User generated data on the Web is but one example of where researchers are seeing the challenges of "big data." This data phenomena can be described as a problem of where large datasets are being generated and updated to scales where it becomes difficult to store, manage, and visualize among other challenges. This project will allow students and researchers to investigate the challenges of big data from a computer science and engineering perspective. The goal of this project is to specifically investigate a natural language processing problem (word sense disambiguation) that will provide results to the specific problem as well as provide information to the greater context of the big data paradigm. The project is supported by two faculty members and a Ph.D. student in computer science. Insight gained from this project will benefit the following research communities: natural language processing, information modeling, as well as cloud and grid computing.

Broader Impacts

The broader impact of this project is to provide a Ph.D. student a dissertation topic that can then be expanded into future teachings for students at Indiana University. The project ties well into Indiana's School of Informatics and Computing mission teaching and researching computing and information technology topics while integrating these topics into scientific and human issues. The results of this project will allow other institutions to utilize the methodologies and framework to perform the same experiments.

Scale of Use

Around ten VMs to run experiments. We will use these VMs many times over the course of a couple of months to test a variety of algorithms.

Results

Using this project we realized there was a gap in researchers creating reproducible eScience experiments in the cloud. So, the research shifted to tackle this problem. Towards this goal, we had a paper accepted to the 3rd IEEE International Conference on Cloud Computing Science and Technology titled "Towards Reproducible eScience in the Cloud."
 
(
http://www.ds.unipi.gr/cloudcom2011/program/accepted-papers.html).

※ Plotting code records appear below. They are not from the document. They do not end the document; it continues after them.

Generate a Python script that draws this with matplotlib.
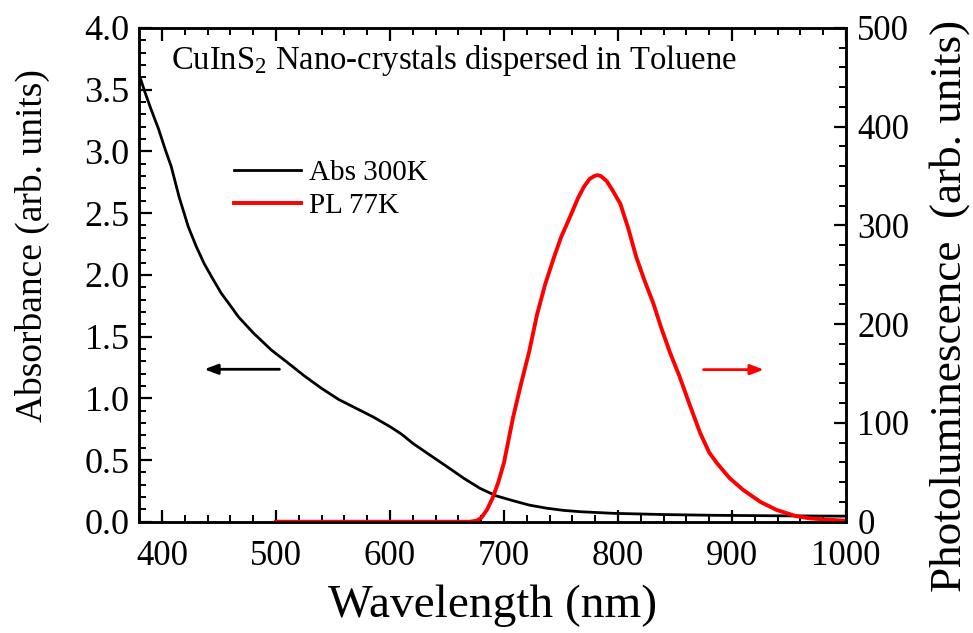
import matplotlib
matplotlib.use("Agg")
import matplotlib.pyplot as plt
from matplotlib.ticker import MultipleLocator

plt.rcParams['font.family'] = ['Liberation Serif', 'DejaVu Serif']
plt.rcParams['mathtext.fontset'] = 'custom'
plt.rcParams['mathtext.rm'] = 'Liberation Serif'
plt.rcParams['mathtext.it'] = 'Liberation Serif:italic'

# Absorption spectrum at 300 K (left axis)
abs_wl = [380, 385, 390, 397, 403, 408, 415, 423, 430, 437, 445, 452, 460,
          467, 480, 496, 510, 525, 540, 555, 570, 585, 600, 610, 620, 635,
          650, 665, 679, 693, 708, 722, 737, 752, 767, 796, 840, 884, 940,
          1000]
abs_val = [3.62, 3.48, 3.35, 3.18, 3.01, 2.88, 2.63, 2.39, 2.23, 2.09, 1.96,
           1.85, 1.75, 1.66, 1.53, 1.39, 1.29, 1.18, 1.08, 0.99, 0.92, 0.85,
           0.77, 0.71, 0.635, 0.54, 0.446, 0.35, 0.27, 0.21, 0.17, 0.135,
           0.11, 0.092, 0.081, 0.068, 0.058, 0.052, 0.048, 0.045]

# Photoluminescence spectrum at 77 K (right axis)
pl_wl = [500, 600, 670, 676, 680, 685, 690, 695, 700, 708, 715, 722, 729,
         736, 743, 750, 758, 765, 770, 775, 779, 782, 785, 790, 795, 802,
         809, 816, 823, 831, 838, 846, 854, 863, 872, 880, 887, 898, 910,
         925, 939, 955, 968, 985, 1000]
pl_val = [0, 0, 0, 1, 4, 12, 24, 40, 60, 106, 140, 172, 210, 240, 265, 288,
          309, 328, 339, 347, 350, 351, 350, 345, 336, 322, 297, 268, 245,
          221, 196, 170, 147, 118, 90, 70, 59, 44, 32, 20, 12, 6, 3.4, 2, 1]

x_ticks = [400, 500, 600, 700, 800, 900, 1000]
left_ticks = [0.0, 0.5, 1.0, 1.5, 2.0, 2.5, 3.0, 3.5, 4.0]
right_ticks = [0, 100, 200, 300, 400, 500]

fig = plt.figure(figsize=(9.73, 6.33), dpi=100)
ax = fig.add_axes([0.1431, 0.1758, 0.7264, 0.7800])
ax2 = ax.twinx()

ax.plot(abs_wl, abs_val, color='black', lw=2.0, label='Abs 300K', zorder=3)
ax2.plot(pl_wl, pl_val, color='#ff0000', lw=2.8, label='PL 77K', zorder=2)

ax.set_xlim(380, 1000)
ax.set_ylim(0, 4.0)
ax2.set_ylim(0, 500)

ax.set_xticks(x_ticks)
ax.set_xticklabels([str(v) for v in x_ticks])
ax.set_yticks(left_ticks)
ax.set_yticklabels([f"{v:.1f}" for v in left_ticks])
ax2.set_yticks(right_ticks)
ax2.set_yticklabels([str(v) for v in right_ticks])
ax.xaxis.set_minor_locator(MultipleLocator(20))
ax.yaxis.set_minor_locator(MultipleLocator(0.1))
ax2.yaxis.set_minor_locator(MultipleLocator(20))

for a in (ax, ax2):
    for s in a.spines.values():
        s.set_linewidth(1.8)
ax.tick_params(axis='x', which='both', direction='in', top=True, bottom=True,
               labelsize=25, pad=13.5)
ax.tick_params(axis='y', which='both', direction='in', left=True, right=False,
               labelsize=26, pad=7)
ax2.tick_params(axis='y', which='both', direction='in', right=True, left=False,
                labelsize=25, pad=8)
for a in (ax, ax2):
    a.tick_params(which='major', length=9, width=1.6)
    a.tick_params(which='minor', length=5, width=1.4)

ax.set_xlabel('Wavelength (nm)', fontsize=34, labelpad=8)
fig.text(0.033, 0.612, 'Absorbance (arb. units)', rotation=90, fontsize=27,
         ha='center', va='center')
fig.text(0.976, 0.516, 'Photoluminescence  (arb. units)', rotation=90,
         fontsize=32.5, ha='center', va='center')

ax.text(0.045, 0.935, r'CuInS$_\mathrm{2}$ Nano-crystals dispersed in Toluene',
        transform=ax.transAxes, fontsize=23.5, ha='left', va='center')

h1, l1 = ax.get_legend_handles_labels()
h2, l2 = ax2.get_legend_handles_labels()
leg = ax2.legend(h1 + h2, l1 + l2, loc='upper left',
                 bbox_to_anchor=(0.117, 0.757), frameon=False, fontsize=21,
                 handlelength=2.3, handletextpad=0.3, labelspacing=0.22,
                 borderaxespad=0)

# direction arrows pointing to each curve's axis
ax.annotate('', xy=(437, 1.235), xytext=(503, 1.235),
            arrowprops=dict(arrowstyle='-|>,head_length=0.8,head_width=0.3',
                            color='black', lw=2.0, shrinkA=0, shrinkB=0))
ax2.annotate('', xy=(928, 154), xytext=(875, 154),
             arrowprops=dict(arrowstyle='-|>,head_length=0.8,head_width=0.3',
                             color='#ff0000', lw=2.0, shrinkA=0, shrinkB=0))

fig.savefig('out.png', dpi=100)
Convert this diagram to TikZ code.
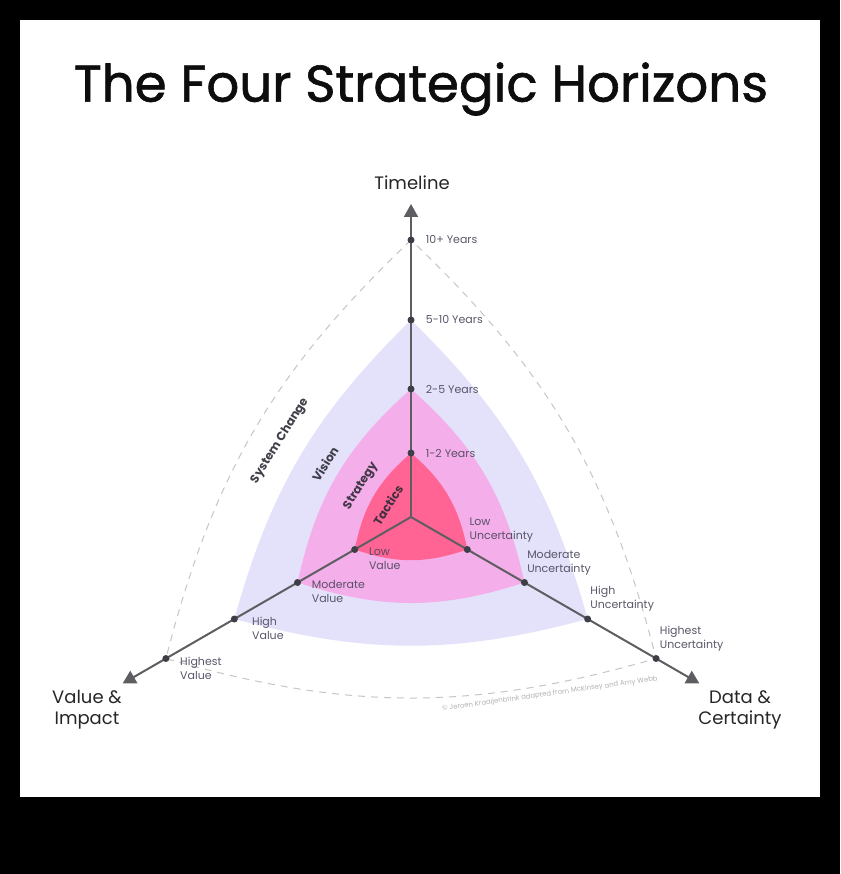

In this work, we demonstrated the following:

  • The construction of scalable computing environments into two distinct layers: (1) the infrastructure layer and (2) the software layer.
  • A demonstration through this separation of concerns that the installation and configuration operations performed within the software layer can be re-used in separate clouds.
  • The creation of two distinct types of computational clusters, utilizing the framework.
  • Two fully reproducible eScience experiments built on top of the framework.